Network-level timeouts still belong beside the reactive deadline. Connection timeout protects the connection phase, while response timeout protects the HTTP exchange at the client library layer. The reactive timeout call protects the caller’s remaining request window. These limits cover different parts of the flow, so we treat them as layers rather than duplicates.

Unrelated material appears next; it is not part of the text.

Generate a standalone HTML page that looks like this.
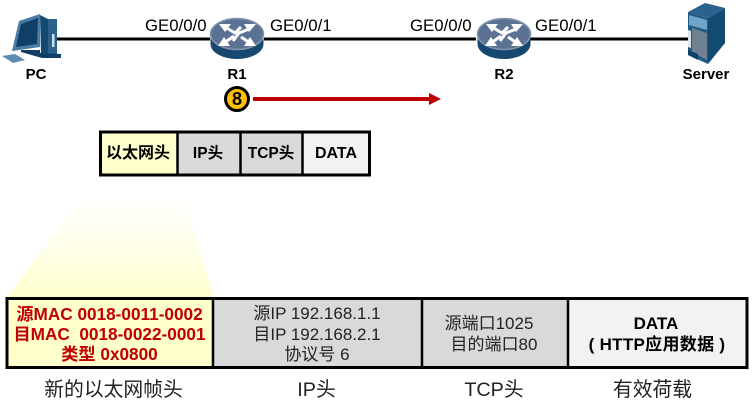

Reactor context also lets deeper reactive calls read the deadline without passing it through every method parameter. At the request entry point, we can attach the deadline to the context before the chain reaches the service layer. Downstream methods can then read it with deferContextual at the moment the call starts, which gives them the latest remaining time instead of an old duration.
Conclusion
Deadline propagation keeps request timing tied to the full request instead of letting every downstream call start with a fresh wait window. We start with one budget, turn it into an expiration time, carry that value through Spring Boot filters, client interceptors, RestClient calls, and WebClient chains, then check the remaining time before more processing begins. That flow keeps slow downstream calls from quietly consuming the whole request window, while connect timeouts, read timeouts, and reactive timeout calls still protect the individual waits inside the larger request.